Written request: In the listing that follows, retype every line from the first through the one containing "['0', '5000', '10000', '15000', '20000', '25000'];". Pictures are to be left out.

Records provided:
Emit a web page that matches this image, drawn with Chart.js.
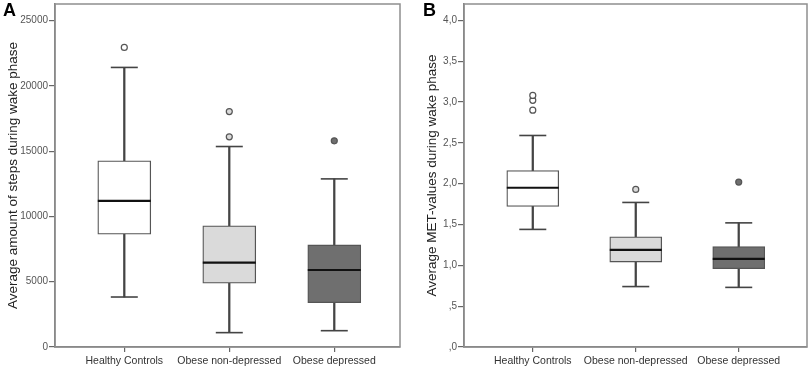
<!DOCTYPE html>
<html>
<head>
<meta charset="utf-8">
<script src="https://cdn.jsdelivr.net/npm/chart.js@4.4.1/dist/chart.umd.min.js"></script>
<style>
  body { margin: 0; background: #fff; }
  .panel { position: absolute; top: 0; }
</style>
</head>
<body>
<div class="panel" style="left:0"><canvas id="chartA" width="404" height="369"></canvas></div>
<div class="panel" style="left:414px"><canvas id="chartB" width="395" height="369"></canvas></div>
<script>
const groups = ['Healthy Controls', 'Obese non-depressed', 'Obese depressed'];
const groupFills = ['#ffffff', '#dadada', '#6f6f6f'];

// Panel A - steps during wake phase
const stepsMin = [3830, 1100, 1250];
const stepsQ1 = [8640, 4890, 3400];
const stepsMedian = [11200, 6470, 5900];
const stepsQ3 = [14260, 9280, 7820];
const stepsMax = [21420, 15360, 12880];
const stepsOutliers = [[22950], [16100, 18040], [15800]];
const stepsTicks = [0, 5000, 10000, 15000, 20000, 25000];
const stepsTickLabels = ['0', '5000', '10000', '15000', '20000', '25000'];

// Panel B - MET values during wake phase
const metMin = [1.44, 0.74, 0.73];
const metQ1 = [1.72, 1.04, 0.96];
const metMedian = [1.95, 1.19, 1.08];
const metQ3 = [2.16, 1.35, 1.23];
const metMax = [2.59, 1.77, 1.52];
const metOutliers = [[2.90, 3.02, 3.08], [1.93], [2.02]];
const metTicks = [0, 0.5, 1, 1.5, 2, 2.5, 3, 3.5, 4];
const metTickLabels = [',0', ',5', '1,0', '1,5', '2,0', '2,5', '3,0', '3,5', '4,0'];

Chart.defaults.font.family = "'Liberation Sans', Arial, sans-serif";

// frame round the plot area + panel letter
const panelDecor = {
    id: 'panelDecor',
    afterDraw(chart, args, opts) {
        const { ctx, chartArea: a } = chart;
        ctx.save();
        ctx.strokeStyle = '#8f8f8f';
        ctx.lineWidth = 1.5;
        ctx.strokeRect(a.left, a.top, a.right - a.left, a.bottom - a.top);
        ctx.fillStyle = '#000';
        ctx.font = "bold 18px 'Liberation Sans', Arial, sans-serif";
        ctx.textBaseline = 'alphabetic';
        ctx.fillText(opts.letter, opts.letterX, 16);
        ctx.restore();
    }
};

function renderBoxChart(canvasId, s) {
    const idx = [0, 1, 2];
    const outlierPts = [];
    const outlierFills = [];
    s.outliers.forEach((list, i) => {
        list.forEach(v => {
            outlierPts.push({ x: i, y: v });
            outlierFills.push(groupFills[i]);
        });
    });

    const ctx = document.getElementById(canvasId).getContext('2d');
    return new Chart(ctx, {
        type: 'bar',
        data: {
            datasets: [
                {
                    label: 'whisker',
                    data: idx.map(i => ({ x: i, y: [s.min[i], s.max[i]] })),
                    barThickness: 1.6,
                    backgroundColor: '#444',
                    borderWidth: 0,
                    grouped: false,
                    order: 4
                },
                {
                    label: 'box',
                    data: idx.map(i => ({ x: i, y: [s.q1[i], s.q3[i]] })),
                    barThickness: s.boxWidth,
                    backgroundColor: groupFills,
                    borderColor: '#555',
                    borderWidth: 1.3,
                    borderSkipped: false,
                    grouped: false,
                    order: 3
                },
                {
                    type: 'scatter',
                    label: 'caps',
                    data: idx.flatMap(i => [{ x: i, y: s.min[i] }, { x: i, y: s.max[i] }]),
                    pointStyle: 'line',
                    pointRadius: 13.5,
                    pointBorderColor: '#444',
                    pointBorderWidth: 1.6,
                    order: 2
                },
                {
                    type: 'scatter',
                    label: 'median',
                    data: idx.map(i => ({ x: i, y: s.median[i] })),
                    pointStyle: 'line',
                    pointRadius: s.boxWidth / 2,
                    pointBorderColor: '#111',
                    pointBorderWidth: 2.2,
                    order: 1
                },
                {
                    type: 'scatter',
                    label: 'outliers',
                    data: outlierPts,
                    pointStyle: 'circle',
                    pointRadius: 3,
                    pointBackgroundColor: outlierFills,
                    pointBorderColor: '#555',
                    pointBorderWidth: 1.2,
                    order: 0
                }
            ]
        },
        options: {
            responsive: false,
            animation: false,
            events: [],
            layout: { autoPadding: false, padding: { top: 4, right: s.padRight, left: 0, bottom: 0 } },
            plugins: {
                legend: { display: false },
                tooltip: { enabled: false },
                panelDecor: { letter: s.letter, letterX: s.letterX }
            },
            scales: {
                x: {
                    type: 'linear',
                    offset: false,
                    min: s.xMin,
                    max: s.xMax,
                    afterBuildTicks: sc => { sc.ticks = idx.map(v => ({ value: v })); },
                    afterFit: sc => { sc.height = 22; sc.paddingLeft = 0; sc.paddingRight = 0; },
                    ticks: {
                        autoSkip: false,
                        maxRotation: 0,
                        padding: 3,
                        color: '#333',
                        font: { size: 10.5 },
                        callback: (v, i) => groups[i]
                    },
                    grid: { drawOnChartArea: false, offset: false, tickLength: 5, color: '#666', lineWidth: 1.2 },
                    border: { color: '#7a7a7a', width: 1.5 }
                },
                y: {
                    type: 'linear',
                    min: 0,
                    max: s.yMax,
                    afterBuildTicks: sc => { sc.ticks = s.ticks.map(v => ({ value: v })); },
                    afterFit: sc => { sc.width = s.axisWidth; sc.paddingTop = 0; sc.paddingBottom = 0; },
                    ticks: {
                        autoSkip: false,
                        padding: 1,
                        color: '#555',
                        font: { size: 10 },
                        callback: (v, i) => s.tickLabels[i]
                    },
                    grid: { drawOnChartArea: false, tickLength: 6, color: '#666', lineWidth: 1.2 },
                    border: { color: '#7a7a7a', width: 1.5 },
                    title: {
                        display: true,
                        text: s.title,
                        color: '#222',
                        font: { size: 13.5 },
                        padding: { top: s.titlePad, bottom: 0 }
                    }
                }
            }
        },
        plugins: [panelDecor]
    });
}

renderBoxChart('chartA', {
    letter: 'A', letterX: 3,
    min: stepsMin, q1: stepsQ1, median: stepsMedian, q3: stepsQ3, max: stepsMax,
    outliers: stepsOutliers,
    ticks: stepsTicks, tickLabels: stepsTickLabels,
    yMax: 26280, xMin: -0.66, xMax: 2.626,
    boxWidth: 53, axisWidth: 55, padRight: 4, titlePad: 5,
    title: 'Average amount of steps during wake phase'
});

renderBoxChart('chartB', {
    letter: 'B', letterX: 9,
    min: metMin, q1: metQ1, median: metMedian, q3: metQ3, max: metMax,
    outliers: metOutliers,
    ticks: metTicks, tickLabels: metTickLabels,
    yMax: 4.2, xMin: -0.668, xMax: 2.663,
    boxWidth: 52, axisWidth: 50, padRight: 2, titlePad: 10,
    title: 'Average MET-values during wake phase'
});
</script>
</body>
</html>
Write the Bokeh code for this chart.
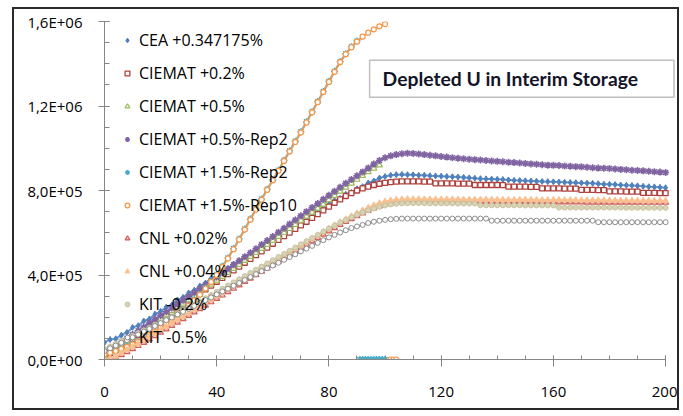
import numpy as np
from bokeh.plotting import figure
from bokeh.models import FixedTicker, Legend, LegendItem, Label
from bokeh.embed import file_html
from bokeh.resources import INLINE

# ---------------- data (values in thousands) ----------------
years = list(range(0, 201, 2))

cea_0347 = [80, 95, 98, 115, 128, 152, 160, 182, 192, 215,
            228, 248, 258, 282, 294, 315, 328, 348, 362, 383,
            396, 416, 430, 452, 464, 486, 498, 520, 533, 554,
            568, 588, 602, 622, 636, 656, 670, 690, 703, 722,
            734, 752, 763, 782, 791, 808, 818, 836, 845, 859,
            866, 872, 875, 876, 875, 874, 872, 872, 870, 869,
            868, 866, 865, 864, 862, 860, 858, 856, 855, 854,
            853, 852, 850, 848, 847, 846, 845, 844, 843, 842,
            841, 840, 839, 838, 837, 836, 835, 834, 832, 830,
            829, 828, 826, 825, 824, 822, 820, 818, 817, 815,
            813]

ciemat_02 = [15, 30, 45, 62, 80, 98, 116, 134, 152, 170,
             188, 206, 224, 242, 260, 278, 296, 314, 332, 350,
             368, 386, 404, 422, 440, 458, 476, 494, 512, 530,
             548, 566, 584, 601, 618, 635, 652, 670, 688, 706,
             724, 742, 758, 774, 788, 800, 810, 818, 826, 832,
             836, 840, 842, 843, 843, 843, 843, 842, 842, 834,
             834, 834, 834, 833, 833, 833, 826, 826, 826, 826,
             826, 825, 818, 818, 818, 818, 817, 817, 810, 810,
             810, 810, 809, 809, 809, 803, 803, 803, 802, 802,
             796, 796, 796, 795, 795, 795, 789, 789, 789, 788,
             788]

ciemat_05_years = list(range(0, 99, 2))
ciemat_05 = [15, 32, 50, 68, 86, 104, 122, 140, 158, 176,
             194, 212, 230, 248, 266, 284, 302, 320, 338, 356,
             374, 392, 411, 430, 449, 468, 487, 506, 525, 544,
             563, 582, 601, 620, 639, 658, 677, 696, 715, 734,
             756, 776, 796, 815, 834, 852, 870, 888, 905, 920]
ciemat_05_tail_years = [99, 100, 101, 102]
ciemat_05_tail = [-20, -20, -20, -20]

ciemat_05_rep2 = [30, 48, 66, 84, 100, 118, 136, 154, 172, 190,
                  208, 226, 244, 262, 280, 298, 316, 335, 354, 372,
                  391, 410, 429, 448, 467, 486, 505, 524, 544, 563,
                  582, 602, 621, 641, 660, 680, 700, 719, 738, 758,
                  777, 796, 815, 834, 852, 870, 888, 906, 925, 942,
                  955, 964, 970, 974, 976, 975, 973, 970, 967, 964,
                  961, 958, 955, 953, 950, 948, 946, 944, 942, 940,
                  938, 936, 934, 932, 930, 928, 926, 924, 922, 920,
                  919, 918, 916, 915, 913, 912, 910, 908, 906, 905,
                  904, 902, 900, 898, 896, 895, 893, 891, 889, 887,
                  885]

ciemat_15_rep2_years = list(range(0, 91, 2))
ciemat_15_rep2 = [28, 35, 42, 52, 63, 74, 88, 101, 118, 134,
                  153, 172, 193, 212, 235, 258, 283, 309, 339, 370,
                  403, 441, 481, 525, 571, 618, 665, 713, 760, 806,
                  851, 896, 943, 988, 1033, 1078, 1125, 1173, 1221, 1269,
                  1317, 1364, 1410, 1447, 1480, 1508]
ciemat_15_rep2_tail_years = [91, 92, 93, 94, 95, 96, 97, 98, 99, 100]
ciemat_15_rep2_tail = [0, 0, 0, 0, 0, 0, 0, 0, 0, 0]

ciemat_15_rep10_years = list(range(0, 101, 2))
ciemat_15_rep10 = [25, 32, 40, 50, 60, 72, 85, 99, 115, 132,
                   150, 170, 190, 210, 232, 255, 280, 307, 336, 367,
                   400, 438, 478, 522, 568, 615, 662, 710, 757, 803,
                   848, 893, 940, 985, 1030, 1075, 1122, 1170, 1218, 1266,
                   1314, 1362, 1408, 1445, 1478, 1505, 1528, 1547, 1563, 1577,
                   1588]
ciemat_15_rep10_tail_years = [102, 103, 104]
ciemat_15_rep10_tail = [0, 0, 0]

cnl_002 = [0, 3, 10, 22, 36, 50, 65, 80, 96, 112,
           128, 144, 160, 176, 192, 208, 224, 240, 256, 272,
           288, 304, 320, 336, 352, 368, 384, 400, 416, 432,
           448, 464, 480, 496, 512, 528, 544, 560, 576, 592,
           608, 623, 638, 652, 666, 680, 693, 705, 716, 726,
           734, 740, 744, 746, 747, 747, 747, 747, 747, 747,
           747, 747, 746, 746, 746, 746, 746, 746, 746, 746,
           746, 746, 746, 745, 745, 745, 745, 745, 745, 745,
           745, 745, 745, 745, 745, 745, 744, 744, 744, 744,
           744, 744, 744, 744, 744, 744, 743, 743, 743, 743,
           743]

cnl_004 = [0, 5, 15, 30, 45, 60, 75, 92, 108, 124,
           140, 156, 172, 188, 204, 220, 236, 252, 268, 284,
           300, 316, 332, 348, 364, 380, 396, 412, 428, 444,
           460, 476, 492, 508, 524, 540, 556, 572, 588, 604,
           620, 636, 650, 664, 678, 692, 706, 718, 730, 740,
           748, 753, 756, 758, 759, 759, 759, 758, 758, 758,
           758, 758, 758, 757, 757, 757, 757, 757, 757, 757,
           756, 756, 756, 756, 756, 756, 756, 755, 755, 755,
           755, 755, 755, 755, 754, 754, 754, 754, 754, 754,
           753, 753, 753, 753, 753, 752, 752, 752, 752, 752,
           752]

kit_02 = [50, 62, 75, 88, 100, 112, 125, 138, 150, 163,
          176, 190, 204, 218, 232, 246, 260, 275, 290, 305,
          320, 335, 350, 365, 380, 395, 410, 425, 440, 455,
          470, 485, 500, 515, 530, 545, 560, 575, 590, 605,
          620, 634, 648, 661, 673, 685, 696, 706, 715, 723,
          729, 734, 737, 739, 740, 740, 740, 740, 739, 739,
          739, 739, 739, 738, 738, 738, 738, 730, 730, 730,
          730, 730, 730, 730, 730, 729, 729, 729, 729, 729,
          729, 719, 719, 719, 719, 719, 719, 719, 719, 719,
          719, 719, 719, 718, 718, 718, 718, 718, 718, 718,
          718]

kit_05 = [40, 53, 66, 79, 92, 105, 118, 132, 145, 159,
          172, 186, 199, 213, 226, 240, 254, 267, 281, 294,
          308, 322, 335, 349, 362, 376, 390, 404, 418, 432,
          445, 458, 472, 485, 498, 512, 525, 538, 552, 565,
          578, 590, 601, 612, 622, 630, 637, 646, 652, 657,
          661, 664, 666, 667, 667, 667, 667, 667, 667, 667,
          667, 667, 667, 667, 667, 667, 667, 667, 667, 657,
          657, 657, 657, 657, 657, 657, 657, 657, 657, 657,
          657, 657, 657, 657, 657, 657, 657, 657, 650, 650,
          650, 650, 650, 650, 650, 650, 650, 650, 650, 650,
          650]

series_names = ["CEA +0.347175%", "CIEMAT +0.2%", "CIEMAT +0.5%",
                "CIEMAT +0.5%-Rep2", "CIEMAT +1.5%-Rep2", "CIEMAT +1.5%-Rep10",
                "CNL +0.02%", "CNL +0.04%", "KIT -0.2%", "KIT -0.5%"]

x_ticks = [0, 40, 80, 120, 160, 200]
x_minor = list(range(0, 201, 10))
y_ticks = [0, 400000, 800000, 1200000, 1600000]
y_minor = list(range(0, 1600001, 100000))
y_tick_labels = ["0,0E+00", "4,0E+05", "8,0E+05", "1,2E+06", "1,6E+06"]
title_text = "Depleted U in Interim Storage"

# ---------------- figure ----------------
p = figure(width=667, height=403, x_range=(0, 204.6), y_range=(0, 1600000),
           output_backend="svg", toolbar_location=None,
           min_border_left=90, min_border_right=3, min_border_top=12, min_border_bottom=53)
p.styles = {"border": "2px solid #2a2a2a", "margin-left": "12px", "margin-top": "7px"}
p.outline_line_color = None
p.xgrid.visible = False
p.ygrid.visible = False
p.background_fill_color = "white"
p.border_fill_color = "white"

axis_col = "#868686"
for ax in (p.xaxis[0], p.yaxis[0]):
    ax.axis_line_color = axis_col
    ax.major_tick_line_color = axis_col
    ax.minor_tick_line_color = axis_col
    ax.major_label_text_font = "Open Sans"
    ax.major_label_text_font_size = "15px"
    ax.major_label_text_color = "#000000"

p.xaxis.bounds = (0, 200)
p.xaxis.ticker = FixedTicker(ticks=x_ticks, minor_ticks=x_minor)
p.yaxis.ticker = FixedTicker(ticks=y_ticks, minor_ticks=y_minor)
p.yaxis.major_label_overrides = {t: l for t, l in zip(y_ticks, y_tick_labels)}
p.xaxis.major_label_overrides = {t: str(t) for t in x_ticks}
p.xaxis.major_tick_in = 4
p.xaxis.major_tick_out = 7
p.xaxis.minor_tick_in = 4
p.xaxis.minor_tick_out = 0
p.xaxis.major_label_standoff = 20
p.yaxis.major_tick_in = 5
p.yaxis.major_tick_out = 6
p.yaxis.minor_tick_in = 5
p.yaxis.minor_tick_out = 0
p.yaxis.major_label_standoff = 16

def k(vals):
    return np.array(vals, dtype=float) * 1000.0

specs = [
    (series_names[0], years, cea_0347, "diamond", "#4F81BD", "#4F81BD", 6, 1.0),
    (series_names[1], years, ciemat_02, "square", "#B0403D", "#FFFFFF", 5, 1.3),
    (series_names[2], ciemat_05_years, ciemat_05, "triangle", "#9BBB59", "#FFFFFF", 6, 1.2),
    (series_names[3], years, ciemat_05_rep2, "asterisk", "#8064A2", None, 7, 1.6),
    (series_names[4], ciemat_15_rep2_years, ciemat_15_rep2, "asterisk", "#4BACC6", None, 7, 1.4),
    (series_names[5], ciemat_15_rep10_years, ciemat_15_rep10, "circle", "#F79646", "#FFFFFF", 5, 1.2),
    (series_names[6], years, cnl_002, "triangle", "#D0605A", "#F2C8C4", 6, 1.2),
    (series_names[7], years, cnl_004, "triangle", "#FAC090", "#FAC090", 6, 1.0),
    (series_names[8], years, kit_02, "circle", "#C9C3A0", "#D8D3B5", 5, 1.0),
    (series_names[9], years, kit_05, "circle", "#8C8C8C", "#FFFFFF", 5, 1.0),
]

tails = {
    series_names[2]: (ciemat_05_tail_years, ciemat_05_tail),
    series_names[4]: (ciemat_15_rep2_tail_years, ciemat_15_rep2_tail),
    series_names[5]: (ciemat_15_rep10_tail_years, ciemat_15_rep10_tail),
}

items = []
for name, xs, ys, marker, lc, fc, size, lw in specs:
    p.line(xs, k(ys), line_color=lc, line_width=2, line_alpha=0.85)
    kw = dict(marker=marker, size=size, line_color=lc, line_width=lw)
    if fc is None:
        kw["fill_alpha"] = 0
    else:
        kw["fill_color"] = fc
    r = p.scatter(xs, k(ys), **kw)
    if name in tails:
        tx, ty = tails[name]
        p.scatter(tx, k(ty), **kw)
    items.append(LegendItem(label=name, renderers=[r]))

legend = Legend(items=items, location=(17, 11),
                label_text_font="Open Sans", label_text_font_size="16px",
                label_text_color="#000000",
                glyph_width=12, glyph_height=20, label_height=20,
                spacing=11, padding=0, margin=0, label_standoff=6,
                border_line_color=None, background_fill_alpha=0)
p.add_layout(legend)

title = Label(x=94.5, y=1417000, text=title_text,
              text_font="Lato", text_font_style="bold", text_font_size="19.3px",
              text_color="#141428", text_align="left", text_baseline="top",
              padding=(13, 36, 7, 7),
              border_line_color="#BFBFBF", border_line_width=1.5,
              background_fill_color="white")
p.add_layout(title)

open("out.html", "w").write(file_html(p, INLINE))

Complete output:
Emit a web page that matches this image, drawn with Chart.js.
<!DOCTYPE html>
<html>
<head>
<meta charset="utf-8">
<script src="https://cdn.jsdelivr.net/npm/chart.js@4.4.1/dist/chart.umd.min.js"></script>
<style>
  body { margin: 0; background: #fff; }
  .panel { position: absolute; top: 0; }
</style>
</head>
<body>
<div class="panel" style="left:0"><canvas id="chartA" width="404" height="369"></canvas></div>
<div class="panel" style="left:414px"><canvas id="chartB" width="395" height="369"></canvas></div>
<script>
const groups = ['Healthy Controls', 'Obese non-depressed', 'Obese depressed'];
const groupFills = ['#ffffff', '#dadada', '#6f6f6f'];

// Panel A - steps during wake phase
const stepsMin = [3830, 1100, 1250];
const stepsQ1 = [8640, 4890, 3400];
const stepsMedian = [11200, 6470, 5900];
const stepsQ3 = [14260, 9280, 7820];
const stepsMax = [21420, 15360, 12880];
const stepsOutliers = [[22950], [16100, 18040], [15800]];
const stepsTicks = [0, 5000, 10000, 15000, 20000, 25000];
const stepsTickLabels = ['0', '5000', '10000', '15000', '20000', '25000'];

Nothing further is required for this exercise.